Winged Messengers: How Monarch Butterflies Connect Culture and Conservation in Mexico
Every year at the beginning of November, Mexico is set alight with the sights, smells and sounds of its Día de los Muertos celebrations. The holiday is one of remembrance and reunion: stories of loved ones are shared over pan de muertos, and families gather by candlelight to arrange ofrendas to the dead. Heavy fragrances of marigold and copal incense fill the air, coaxing the souls of ancestors back to the world of the living.
This year, one of the holiday’s many symbolic faces will return with a new urgency: the monarch butterfly, whose lifespan expresses a different sort of tradition.

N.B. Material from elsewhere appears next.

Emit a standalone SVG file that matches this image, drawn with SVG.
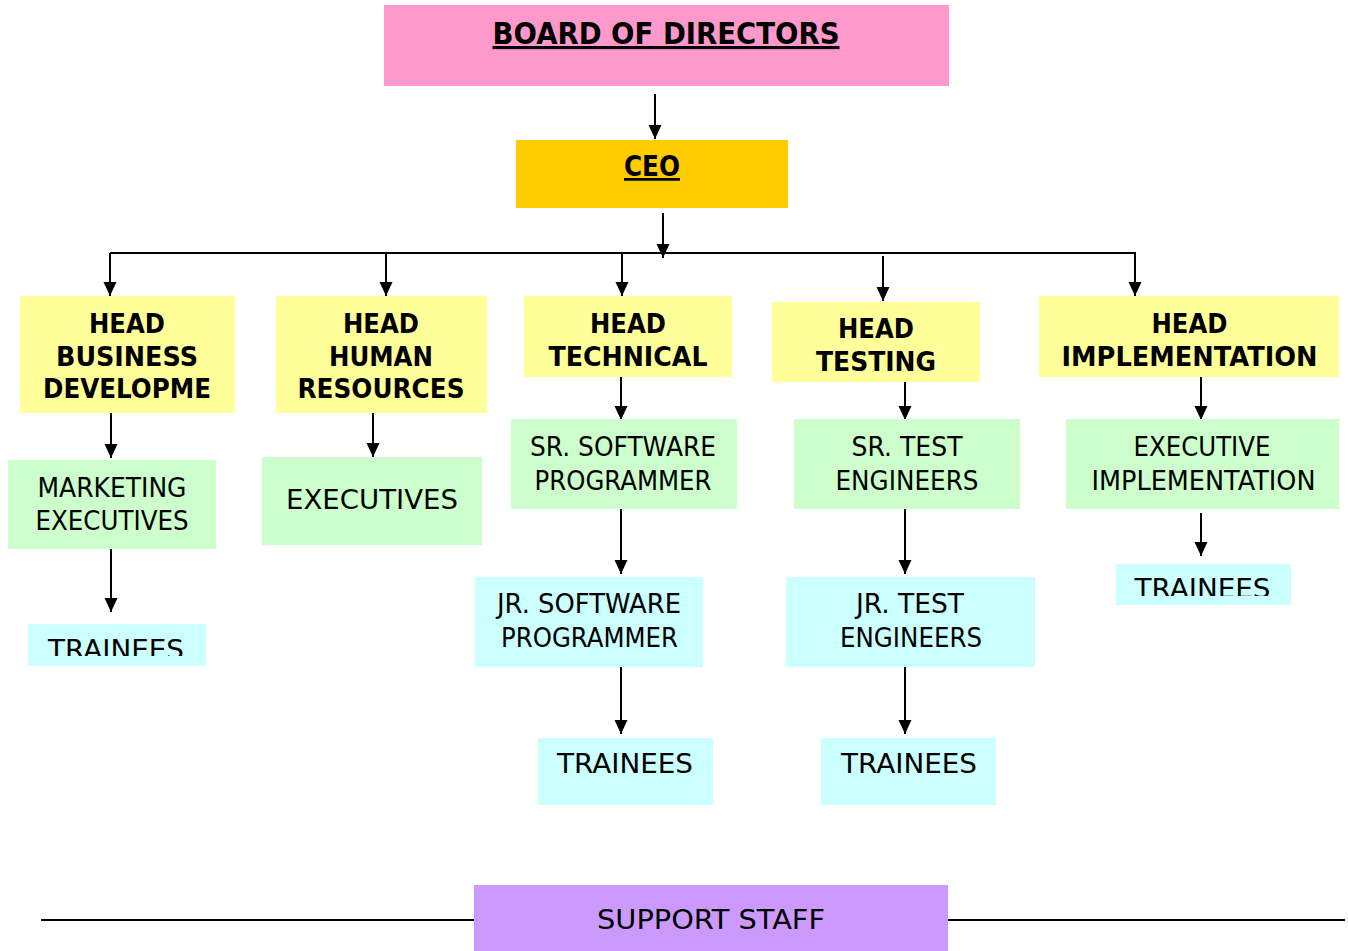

Each fall, like clockwork, clouds of monarchs descend upon the highland forests of central Mexico. Their arrival marks the finish line of a 3,000-mile journey: once in a lifetime, the butterflies fly south from their summer breeding grounds in Canada and the United States and return to the same oyamel fir forests as generations before them.
Millions of fluttering orange wings blanket the forest, enveloping the branches that will shelter them throughout the winter months to come. How the monarch’s internal compass navigates them, generation after generation, to the same overwintering site is not entirely understood. To add to the mystique, the annual migration coincides with the Day of the Dead celebrations.

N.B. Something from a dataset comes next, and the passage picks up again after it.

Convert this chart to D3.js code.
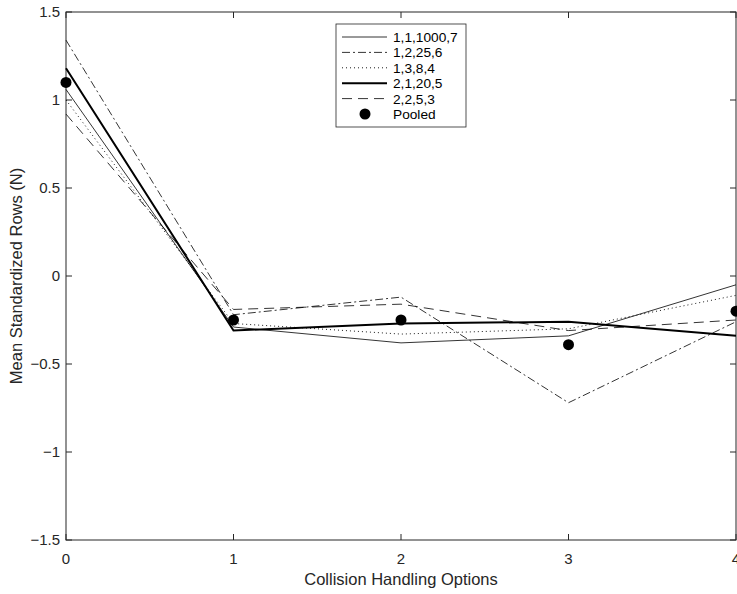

For all their intrigue, monarchs are now an endangered species. The butterfly was added to the IUCN’s Red List in July 2022 following an estimated population decline of nearly eighty percent since the mid-1990s. Monarchs face the same threats that endanger all biodiversity: a cumulative mix of climate change, environmental pollution, and habitat destruction. But for Mexico, conservation of the nationally iconic species has both cultural and environmental gravity.

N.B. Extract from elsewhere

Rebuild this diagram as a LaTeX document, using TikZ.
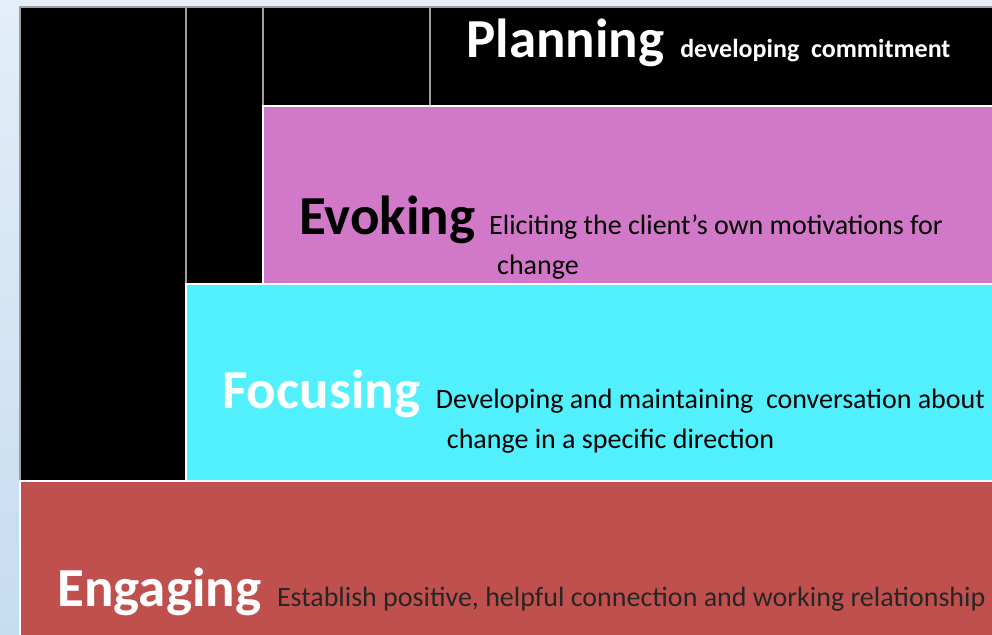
\documentclass[tikz,border=0pt]{standalone}
\usepackage{fontspec}
\setmainfont{Carlito}
\usetikzlibrary{positioning}
\definecolor{evokepink}{HTML}{D278C8}
\definecolor{focuscyan}{HTML}{52F0FC}
\definecolor{engagered}{HTML}{C0504D}
\definecolor{paletop}{HTML}{E3EEF8}
\definecolor{palebottom}{HTML}{C6DCF1}
\begin{document}
\begin{tikzpicture}[x=0.5pt,y=-0.5pt,
        blackbox/.style={fill=black,draw=gray!75,line width=0.7pt},
        stagebox/.style={draw=white,line width=1.3pt},
        title/.style={inner sep=0pt,anchor=base west,font=\fontsize{27.5}{33}\selectfont\bfseries},
        desc/.style={inner sep=0pt,anchor=base west,align=left,font=\fontsize{14}{20}\selectfont}]
        \useasboundingbox (0,0) rectangle (992,635);
        \clip (0,0) rectangle (992,635);
        \shade[top color=paletop,bottom color=palebottom] (0,0) rectangle (992,635);

        \draw[blackbox] (20,7) rectangle (186,481);
        \draw[blackbox] (186,7) rectangle (263,284);
        \draw[blackbox] (263,7) rectangle (430,106);
        \draw[blackbox] (430,7) rectangle (1000,106);

        \draw[stagebox,fill=evokepink] (263,106) rectangle (1000,284);
        \draw[stagebox,fill=focuscyan] (186,284) rectangle (1000,481);
        \draw[stagebox,fill=engagered] (20,481) rectangle (1000,640);

        \node[title,text=white] (planning) at (466,58) {Planning};
        \node[desc,text=white,font=\fontsize{13}{18}\selectfont\bfseries] (planningtxt) at ([xshift=7.5pt]planning.base east) {developing~ commitment};

        % two-line texts: base anchor sits on the last line
        \node[title] (evoking) at (299,235) {Evoking};
        \node[desc] (evokingtxt) at ([xshift=6.5pt,yshift=-20pt]evoking.base east) {Eliciting the client’s own motivations for\\\hspace*{4pt}change};

        \node[title,text=white] (focusing) at (222,409) {Focusing};
        \node[desc] (focusingtxt) at ([xshift=7.5pt,yshift=-20pt]focusing.base east) {Developing and maintaining~ conversation about\\\hspace*{5.5pt}change in a specific direction};

        \node[title,text=white] (engaging) at (57,607) {Engaging};
        \node[desc,text=black!85] (engagingtxt) at ([xshift=7.5pt]engaging.base east) {Establish positive, helpful connection and working relationship};
\end{tikzpicture}
\end{document}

Indigenous forest communities of central Mexico—the Purépecha of Michoacán and the Mazahua of Estado de México—revere the monarchs. According to pre-Hispanic folklore, the migrating butterflies carried the souls of ancestors visiting from the afterlife. For centuries, Mexico’s monarchs have served as a powerful cultural symbol of connecting the living to the dead.
“All of Mexico’s Indigenous people thought of the monarchs as sacred in some way,” artist and educator Noemi Hernandez-Balcazar explained over Zoom. “You can see them in Aztec paintings and stone carvings, represented in the way Egyptians would depict cats.”
Day of the Dead traditions are today a syncretic blend of the celebration’s pre-Hispanic origins and Catholic elements. The monarch’s original spiritual symbolism, though, is still very much intact. Decorated ofrenda home altars to the dead often include monarch imagery nestled between candles, calaveras (sugar skulls), and cempasuchil (marigold flowers). Elsewhere, during the festivities, the butterfly’s presence is felt through the steps of dancers in monarch-inspired costumes that echo the insect’s delicate movements. Songs reference the monarch in their lyrics.
“There was an understanding that you didn’t mistreat a monarch, because they contained a soul within them,” Hernandez-Balcazar told me, speaking from memory of her childhood in Mexico City. “You had to be extremely respectful.”
Hernandez-Balcazar used the Spanish word arraigado (deep-rooted) to describe the beliefs woven in Mexico’s cultural imagination. “En México, somos muy arraigados,” she laughed, bouncing between Spanish and English. “We respect a higher power, whether you want to call it nature, God, or gods. So when it comes to animals that have a special meaning, we are very respectful.”